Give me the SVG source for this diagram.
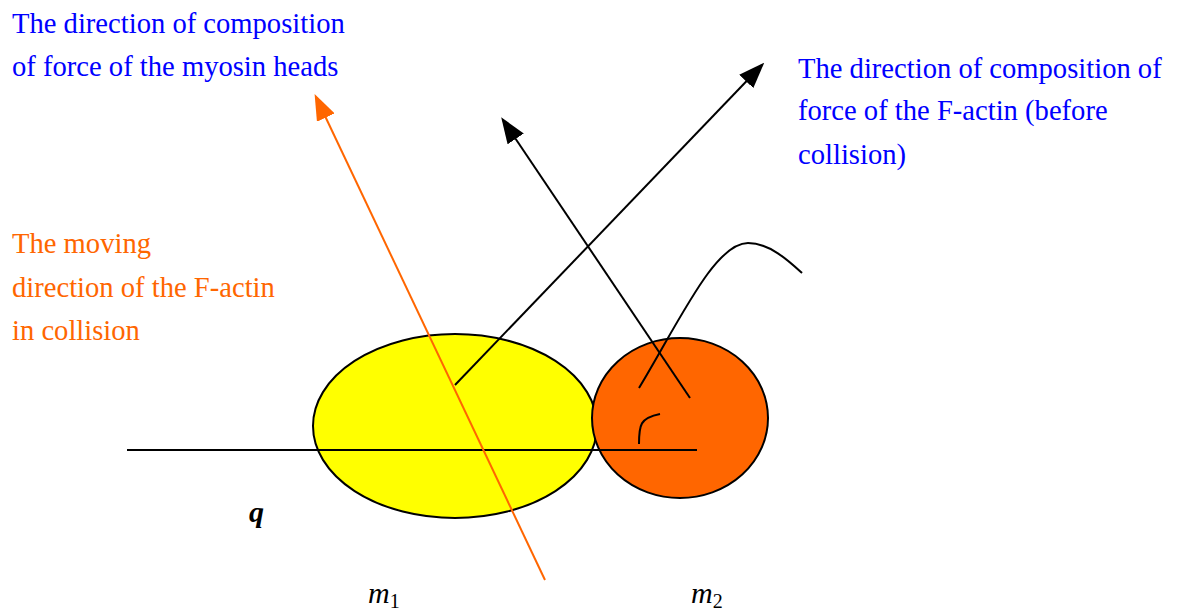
<svg xmlns="http://www.w3.org/2000/svg" width="1181" height="614" viewBox="0 0 1181 614">
<style>
.t{font-family:"Liberation Serif","Times New Roman",serif;font-size:28.6px}
.blue{fill:#0000FF}
.org{fill:#FF6600}
.ln{fill:none;stroke:#000;stroke-width:2}
.m{font-family:"Liberation Serif","Times New Roman",serif;font-style:italic;font-size:30px;fill:#000}
</style>
<defs>
<marker id="ahB" markerUnits="userSpaceOnUse" markerWidth="26" markerHeight="20" viewBox="0 0 24 18" refX="21" refY="9" orient="auto"><path d="M0,0 L24,9 L0,18 z" fill="#000"/></marker>
<marker id="ahO" markerUnits="userSpaceOnUse" markerWidth="26" markerHeight="20" viewBox="0 0 24 18" refX="21" refY="9" orient="auto"><path d="M0,0 L24,9 L0,18 z" fill="#FF6600"/></marker>
</defs>
<g id="node-m1"><ellipse cx="455" cy="426" rx="142" ry="92" fill="#FFFF00" stroke="#000" stroke-width="2"/></g>
<g id="node-m2"><ellipse cx="680" cy="418" rx="88" ry="80" fill="#FF6600" stroke="#000" stroke-width="2"/></g>
<g id="connectors">
<line x1="127" y1="450" x2="697" y2="450" class="ln"/>
<line x1="545" y1="580" x2="316" y2="97" stroke="#FF6600" stroke-width="2" marker-end="url(#ahO)"/>
<line x1="455" y1="385" x2="762" y2="65" class="ln" marker-end="url(#ahB)"/>
<line x1="690" y1="398" x2="503" y2="120" class="ln" marker-end="url(#ahB)"/>
<path d="M639,388 C680,320 715,243 748,243 C770,243 790,262 802,273" class="ln"/>
<path d="M639,444 C639,425 640,418 660,414" class="ln"/>
</g>
<g id="label-myosin" class="t blue">
<text x="12" y="33">The direction of composition</text>
<text x="12" y="76">of force of the myosin heads</text>
</g>
<g id="label-factin" class="t blue">
<text x="798" y="78">The direction of composition of</text>
<text x="798" y="120">force of the F-actin (before</text>
<text x="798" y="164">collision)</text>
</g>
<g id="label-moving" class="t org">
<text x="12" y="253">The moving</text>
<text x="12" y="297">direction of the F-actin</text>
<text x="12" y="340">in collision</text>
</g>
<g id="label-q"><text x="249" y="522" class="m" font-weight="bold">q</text></g>
<g id="label-m1"><text x="368" y="603" class="m">m<tspan font-size="20" font-style="normal" dy="5">1</tspan></text></g>
<g id="label-m2"><text x="691" y="603" class="m">m<tspan font-size="20" font-style="normal" dy="5">2</tspan></text></g>
</svg>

[Directions for this task]:
Return the listing above in full and without alteration, excluding its pictures.

[Finished task]:
Give me the SVG source for this diagram.
<svg xmlns="http://www.w3.org/2000/svg" width="1181" height="614" viewBox="0 0 1181 614">
<style>
.t{font-family:"Liberation Serif","Times New Roman",serif;font-size:28.6px}
.blue{fill:#0000FF}
.org{fill:#FF6600}
.ln{fill:none;stroke:#000;stroke-width:2}
.m{font-family:"Liberation Serif","Times New Roman",serif;font-style:italic;font-size:30px;fill:#000}
</style>
<defs>
<marker id="ahB" markerUnits="userSpaceOnUse" markerWidth="26" markerHeight="20" viewBox="0 0 24 18" refX="21" refY="9" orient="auto"><path d="M0,0 L24,9 L0,18 z" fill="#000"/></marker>
<marker id="ahO" markerUnits="userSpaceOnUse" markerWidth="26" markerHeight="20" viewBox="0 0 24 18" refX="21" refY="9" orient="auto"><path d="M0,0 L24,9 L0,18 z" fill="#FF6600"/></marker>
</defs>
<g id="node-m1"><ellipse cx="455" cy="426" rx="142" ry="92" fill="#FFFF00" stroke="#000" stroke-width="2"/></g>
<g id="node-m2"><ellipse cx="680" cy="418" rx="88" ry="80" fill="#FF6600" stroke="#000" stroke-width="2"/></g>
<g id="connectors">
<line x1="127" y1="450" x2="697" y2="450" class="ln"/>
<line x1="545" y1="580" x2="316" y2="97" stroke="#FF6600" stroke-width="2" marker-end="url(#ahO)"/>
<line x1="455" y1="385" x2="762" y2="65" class="ln" marker-end="url(#ahB)"/>
<line x1="690" y1="398" x2="503" y2="120" class="ln" marker-end="url(#ahB)"/>
<path d="M639,388 C680,320 715,243 748,243 C770,243 790,262 802,273" class="ln"/>
<path d="M639,444 C639,425 640,418 660,414" class="ln"/>
</g>
<g id="label-myosin" class="t blue">
<text x="12" y="33">The direction of composition</text>
<text x="12" y="76">of force of the myosin heads</text>
</g>
<g id="label-factin" class="t blue">
<text x="798" y="78">The direction of composition of</text>
<text x="798" y="120">force of the F-actin (before</text>
<text x="798" y="164">collision)</text>
</g>
<g id="label-moving" class="t org">
<text x="12" y="253">The moving</text>
<text x="12" y="297">direction of the F-actin</text>
<text x="12" y="340">in collision</text>
</g>
<g id="label-q"><text x="249" y="522" class="m" font-weight="bold">q</text></g>
<g id="label-m1"><text x="368" y="603" class="m">m<tspan font-size="20" font-style="normal" dy="5">1</tspan></text></g>
<g id="label-m2"><text x="691" y="603" class="m">m<tspan font-size="20" font-style="normal" dy="5">2</tspan></text></g>
</svg>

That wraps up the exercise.